FIRST Led Zeppelin, then The Police, now Steps and the Stone Roses... maybe now the time is right to get my old college band together.
I'll admit there hasn't been a huge clamour for my band to play again - any clamour at all, for that matter - but in an age when Take That and Ian Brown and John Squire can put aside their differences to reform, maybe we can make a comeback too.
Comprising a core line-up of me (vocals) and a skinny bloke from Somerset called Ian (guitar), with occasional help from a violinist who I think was called Arthur, my group was one of the big draws if you were a student at York University between 1991 and 1992.
We played our first concert at a pub folk night, bottling it at the last minute and deciding to sing a song by The Pogues because the crowd - largely drunken Irish ex-pats - lapped up that sort of thing.
After duly going down a storm, we expanded our repertoire to include a few Billy Bragg songs and one or two by Elvis Costello.
We played at the folk night a few more times, then once in our college bar, and then split up just at the moment that fame, fortune and hordes of voluptuous groupies were tantalisingly within our grasp.
Actually, being not so much a band as two people, our "break-up" was, technically speaking, two people falling out over the fact that Ian didn't do the washing up.
It was my second year at university and I was sharing a house with Ian and two other friends, but our initially close relationship fell apart as his innate untidiness clashed with my desire not to live in a midden.
My housemates and I decided to leave all the washing up until Ian took his turn, even when this led to every item of crockery and cutlery we owned being balanced on the kitchen counter waiting for him to wash them, with us cleaning only what we needed and then returning it to the pile.
Eventually - after about six weeks, to be fair - he cracked and washed up. It seemed like a victory, but our band would never be the same again.

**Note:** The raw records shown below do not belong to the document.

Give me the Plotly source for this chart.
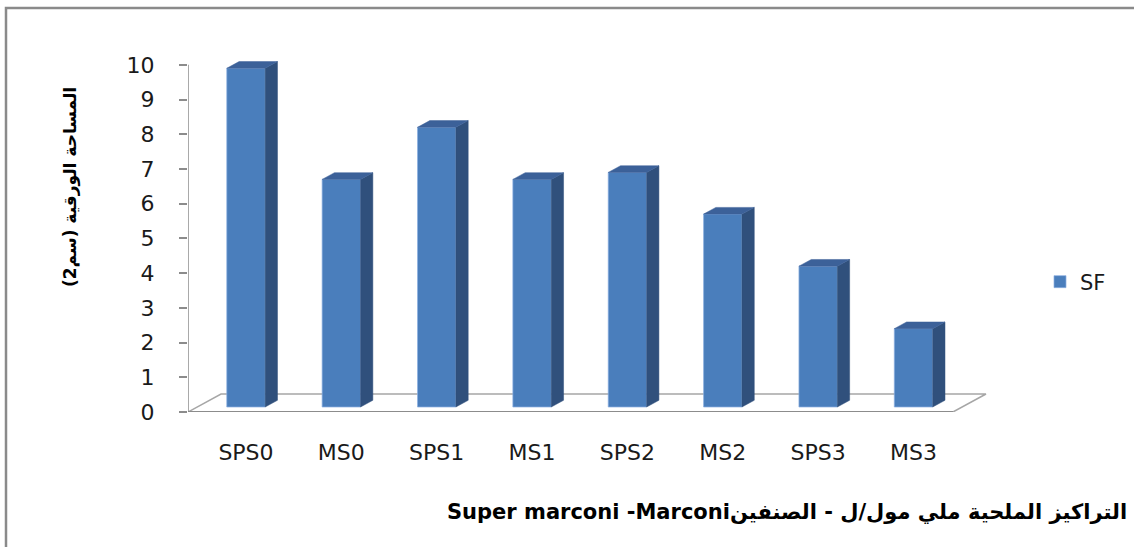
import plotly.graph_objects as go

# ---------------- data ----------------
categories = ["SPS0", "MS0", "SPS1", "MS1", "SPS2", "MS2", "SPS3", "MS3"]
sf_values = [9.9, 6.7, 8.2, 6.7, 6.9, 5.7, 4.2, 2.4]
y_tick_values = [0, 1, 2, 3, 4, 5, 6, 7, 8, 9, 10]
series_name = "SF"
y_title = "\u202bالمساحة الورقية (سم2)\u202c"
x_title = "\u202bالتراكيز الملحية ملي مول/ل - الصنفين" + "Super marconi -Marconi\u202c"

# ---------------- layout geometry (px) ----------------
W_PX, H_PX = 1134, 547
L, R, T, B = 188, 134, 45, 135
plot_w = W_PX - L - R
plot_h = H_PX - T - B
X_UNIT = 95.36          # px per category
Y_UNIT = 34.72          # px per value unit
X_MIN = -0.608
X_MAX = X_MIN + plot_w / X_UNIT
Y_MAX = plot_h / Y_UNIT

def px_to_paper_x(px):
    return (px - L) / plot_w

def px_to_paper_y(py):
    return (H_PX - B - py) / plot_h

# 3D look parameters (in data units)
BAR_W = 38.4 / X_UNIT
DXB, DYB = 12.3 / X_UNIT, 6.7 / Y_UNIT     # bar depth
DXF, DYF = 33 / X_UNIT, 18 / Y_UNIT         # floor depth
LIFT = 5 / Y_UNIT
FLOOR_RIGHT = len(categories) - 1 + 0.414

FRONT = "#4A7EBC"
SIDE = "#30507C"
TOP = "#3C6199"

idx = list(range(len(categories)))

fig = go.Figure()

# front faces (real bars)
fig.add_trace(go.Bar(
    x=idx, y=[v - LIFT for v in sf_values], base=LIFT, width=BAR_W,
    name=series_name, marker=dict(color=FRONT, line=dict(color="rgba(140,175,225,0.7)", width=1)),
    hoverinfo="skip",
))

# side faces & top faces derived from values
side_x, side_y, top_x, top_y = [], [], [], []
for c, v in zip(idx, sf_values):
    xr = c + BAR_W / 2
    xl = c - BAR_W / 2
    side_x += [xr, xr + DXB, xr + DXB, xr, xr, None]
    side_y += [LIFT, LIFT + DYB, v + DYB, v, LIFT, None]
    top_x += [xl, xl + DXB, xr + DXB, xr, xl, None]
    top_y += [v, v + DYB, v + DYB, v, v, None]

fig.add_trace(go.Scatter(x=side_x, y=side_y, mode="lines", fill="toself",
                         fillcolor=SIDE, line=dict(color=SIDE, width=0.5),
                         showlegend=False, hoverinfo="skip"))
fig.add_trace(go.Scatter(x=top_x, y=top_y, mode="lines", fill="toself",
                         fillcolor=TOP, line=dict(color=TOP, width=0.5),
                         showlegend=False, hoverinfo="skip"))

shapes = []
# floor
shapes.append(dict(
    type="path", xref="x", yref="y", layer="below",
    path=f"M {X_MIN},0 L {FLOOR_RIGHT},0 L {FLOOR_RIGHT + DXF},{DYF} L {X_MIN + DXF},{DYF} Z",
    fillcolor="white", line=dict(color="#A6A6A6", width=1.5),
))
shapes.append(dict(type="line", xref="x", yref="y", layer="below",
                   x0=X_MIN, y0=0, x1=FLOOR_RIGHT, y1=0,
                   line=dict(color="#8C8C8C", width=2)))
# y axis line
shapes.append(dict(type="line", xref="x", yref="y",
                   x0=X_MIN, y0=0, x1=X_MIN, y1=y_tick_values[-1],
                   line=dict(color="#8C8C8C", width=1.5)))
# outer frame
shapes.append(dict(type="rect", xref="paper", yref="paper",
                   x0=px_to_paper_x(6), y0=px_to_paper_y(560),
                   x1=px_to_paper_x(1150), y1=px_to_paper_y(8),
                   line=dict(color="#8A8A8A", width=2.5), fillcolor="rgba(0,0,0,0)"))

annotations = [
    dict(text=y_title, xref="paper", yref="paper",
         x=px_to_paper_x(70), y=px_to_paper_y(187), textangle=-90,
         showarrow=False, xanchor="center", yanchor="middle",
         font=dict(family="DejaVu Sans", size=17, color="#000000", weight="bold")),
    dict(text=x_title, xref="paper", yref="paper",
         x=px_to_paper_x(1129), y=px_to_paper_y(512),
         showarrow=False, xanchor="right", yanchor="middle",
         font=dict(family="DejaVu Sans", size=21, color="#000000", weight="bold")),
]

fig.update_layout(
    width=W_PX, height=H_PX,
    margin=dict(l=L, r=R, t=T, b=B, pad=0),
    template="none",
    paper_bgcolor="white", plot_bgcolor="white",
    showlegend=True,
    legend=dict(x=px_to_paper_x(1040), y=px_to_paper_y(282), xanchor="left", yanchor="middle",
                font=dict(family="DejaVu Sans", size=21, color="#1a1a1a"),
                bgcolor="rgba(0,0,0,0)"),
    shapes=shapes, annotations=annotations,
    font=dict(family="DejaVu Sans", color="#1a1a1a"),
)
fig.update_xaxes(range=[X_MIN, X_MAX], tickvals=idx, ticktext=categories,
                 showgrid=False, zeroline=False, showline=False, ticks="",
                 ticklabelstandoff=25, automargin=False,
                 tickfont=dict(family="DejaVu Sans", size=22, color="#1a1a1a"))
fig.update_yaxes(range=[0, Y_MAX], tickvals=y_tick_values,
                 showgrid=False, zeroline=False, showline=False,
                 ticks="outside", ticklen=8, tickcolor="#8C8C8C", tickwidth=1.5,
                 ticklabelstandoff=20, automargin=False,
                 tickfont=dict(family="DejaVu Sans", size=22, color="#1a1a1a"))

fig.write_html("out.html", config={"displayModeBar": False},
               post_script="document.body.style.margin='0';")
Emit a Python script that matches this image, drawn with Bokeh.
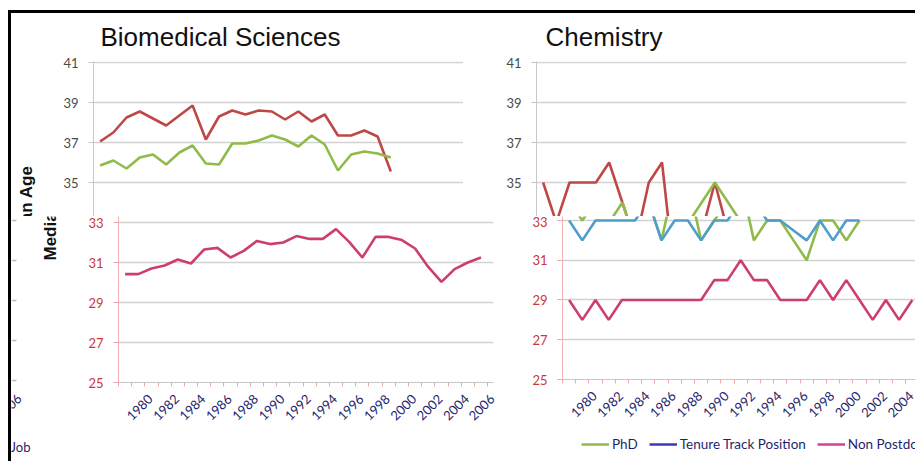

It's not exactly your classic rock'n'roll tale, but I like to imagine it was something fairly similar that once drove apart Lennon and McCartney, Morrissey and Marr, or even Daphne and Celeste.
Now rock stars can forgive anything and go back to their old bands with the promise of nothing more than multi- million pound fortunes as a salve to swallowing their pride.
Given that sort of incentive, maybe even I can put the Washing-Up War of 1992 behind me and rock again.